**YOUR TASK**
Copy the data that follows exactly. Include no pictures.

**INFORMATION SUPPLIED**
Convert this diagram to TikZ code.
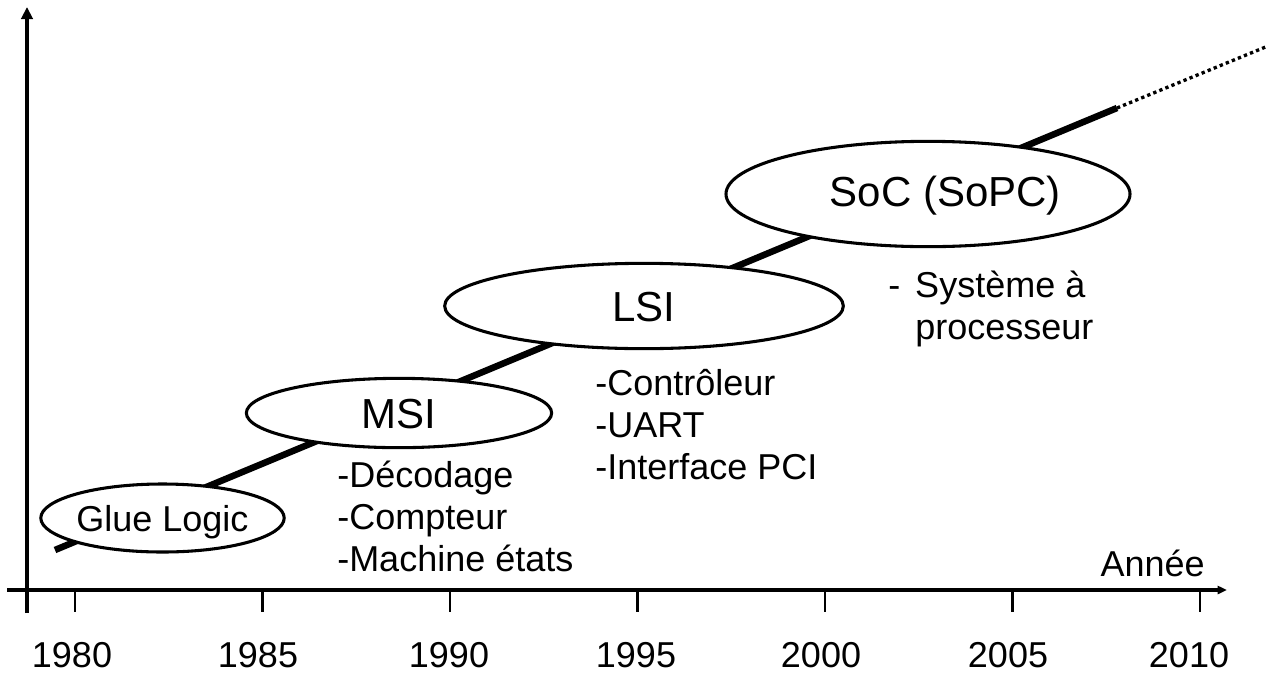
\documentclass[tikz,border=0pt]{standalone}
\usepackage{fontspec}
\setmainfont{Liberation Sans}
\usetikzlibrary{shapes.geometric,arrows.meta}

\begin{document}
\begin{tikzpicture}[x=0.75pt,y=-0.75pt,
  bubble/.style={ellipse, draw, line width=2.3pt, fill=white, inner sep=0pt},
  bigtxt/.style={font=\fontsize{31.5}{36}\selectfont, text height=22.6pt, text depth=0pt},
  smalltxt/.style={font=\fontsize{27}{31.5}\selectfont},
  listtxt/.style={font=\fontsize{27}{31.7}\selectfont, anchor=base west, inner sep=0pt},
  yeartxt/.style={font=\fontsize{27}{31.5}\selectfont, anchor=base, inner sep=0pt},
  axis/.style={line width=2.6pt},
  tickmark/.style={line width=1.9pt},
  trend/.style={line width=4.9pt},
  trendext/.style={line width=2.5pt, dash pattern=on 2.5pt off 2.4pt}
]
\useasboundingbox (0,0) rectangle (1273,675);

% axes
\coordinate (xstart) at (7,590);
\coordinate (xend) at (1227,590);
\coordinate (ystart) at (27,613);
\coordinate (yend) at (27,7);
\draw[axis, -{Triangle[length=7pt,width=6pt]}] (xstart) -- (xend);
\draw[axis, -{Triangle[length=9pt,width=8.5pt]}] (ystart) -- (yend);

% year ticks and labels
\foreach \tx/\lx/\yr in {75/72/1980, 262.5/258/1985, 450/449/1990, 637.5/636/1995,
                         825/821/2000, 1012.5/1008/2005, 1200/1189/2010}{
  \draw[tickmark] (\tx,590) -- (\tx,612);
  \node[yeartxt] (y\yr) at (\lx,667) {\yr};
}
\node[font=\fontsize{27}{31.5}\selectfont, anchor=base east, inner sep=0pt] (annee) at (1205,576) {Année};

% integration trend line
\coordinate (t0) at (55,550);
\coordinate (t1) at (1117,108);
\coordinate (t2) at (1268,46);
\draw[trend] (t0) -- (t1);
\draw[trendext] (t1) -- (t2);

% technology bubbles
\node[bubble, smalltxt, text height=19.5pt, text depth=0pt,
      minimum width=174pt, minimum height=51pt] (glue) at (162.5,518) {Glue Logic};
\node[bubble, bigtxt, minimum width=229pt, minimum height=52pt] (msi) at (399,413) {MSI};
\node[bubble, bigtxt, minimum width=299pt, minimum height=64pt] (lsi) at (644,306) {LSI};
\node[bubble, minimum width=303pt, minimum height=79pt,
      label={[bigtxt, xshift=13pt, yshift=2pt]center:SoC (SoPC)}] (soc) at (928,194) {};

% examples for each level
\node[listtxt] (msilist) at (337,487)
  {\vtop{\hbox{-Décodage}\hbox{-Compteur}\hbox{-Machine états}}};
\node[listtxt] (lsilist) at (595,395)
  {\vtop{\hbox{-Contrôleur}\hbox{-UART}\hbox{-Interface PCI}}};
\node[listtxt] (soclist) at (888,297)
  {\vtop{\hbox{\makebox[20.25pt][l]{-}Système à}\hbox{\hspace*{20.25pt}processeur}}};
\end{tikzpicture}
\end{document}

**TASK ANSWER**
Convert this diagram to TikZ code.
\documentclass[tikz,border=0pt]{standalone}
\usepackage{fontspec}
\setmainfont{Liberation Sans}
\usetikzlibrary{shapes.geometric,arrows.meta}

\begin{document}
\begin{tikzpicture}[x=0.75pt,y=-0.75pt,
  bubble/.style={ellipse, draw, line width=2.3pt, fill=white, inner sep=0pt},
  bigtxt/.style={font=\fontsize{31.5}{36}\selectfont, text height=22.6pt, text depth=0pt},
  smalltxt/.style={font=\fontsize{27}{31.5}\selectfont},
  listtxt/.style={font=\fontsize{27}{31.7}\selectfont, anchor=base west, inner sep=0pt},
  yeartxt/.style={font=\fontsize{27}{31.5}\selectfont, anchor=base, inner sep=0pt},
  axis/.style={line width=2.6pt},
  tickmark/.style={line width=1.9pt},
  trend/.style={line width=4.9pt},
  trendext/.style={line width=2.5pt, dash pattern=on 2.5pt off 2.4pt}
]
\useasboundingbox (0,0) rectangle (1273,675);

% axes
\coordinate (xstart) at (7,590);
\coordinate (xend) at (1227,590);
\coordinate (ystart) at (27,613);
\coordinate (yend) at (27,7);
\draw[axis, -{Triangle[length=7pt,width=6pt]}] (xstart) -- (xend);
\draw[axis, -{Triangle[length=9pt,width=8.5pt]}] (ystart) -- (yend);

% year ticks and labels
\foreach \tx/\lx/\yr in {75/72/1980, 262.5/258/1985, 450/449/1990, 637.5/636/1995,
                         825/821/2000, 1012.5/1008/2005, 1200/1189/2010}{
  \draw[tickmark] (\tx,590) -- (\tx,612);
  \node[yeartxt] (y\yr) at (\lx,667) {\yr};
}
\node[font=\fontsize{27}{31.5}\selectfont, anchor=base east, inner sep=0pt] (annee) at (1205,576) {Année};

% integration trend line
\coordinate (t0) at (55,550);
\coordinate (t1) at (1117,108);
\coordinate (t2) at (1268,46);
\draw[trend] (t0) -- (t1);
\draw[trendext] (t1) -- (t2);

% technology bubbles
\node[bubble, smalltxt, text height=19.5pt, text depth=0pt,
      minimum width=174pt, minimum height=51pt] (glue) at (162.5,518) {Glue Logic};
\node[bubble, bigtxt, minimum width=229pt, minimum height=52pt] (msi) at (399,413) {MSI};
\node[bubble, bigtxt, minimum width=299pt, minimum height=64pt] (lsi) at (644,306) {LSI};
\node[bubble, minimum width=303pt, minimum height=79pt,
      label={[bigtxt, xshift=13pt, yshift=2pt]center:SoC (SoPC)}] (soc) at (928,194) {};

% examples for each level
\node[listtxt] (msilist) at (337,487)
  {\vtop{\hbox{-Décodage}\hbox{-Compteur}\hbox{-Machine états}}};
\node[listtxt] (lsilist) at (595,395)
  {\vtop{\hbox{-Contrôleur}\hbox{-UART}\hbox{-Interface PCI}}};
\node[listtxt] (soclist) at (888,297)
  {\vtop{\hbox{\makebox[20.25pt][l]{-}Système à}\hbox{\hspace*{20.25pt}processeur}}};
\end{tikzpicture}
\end{document}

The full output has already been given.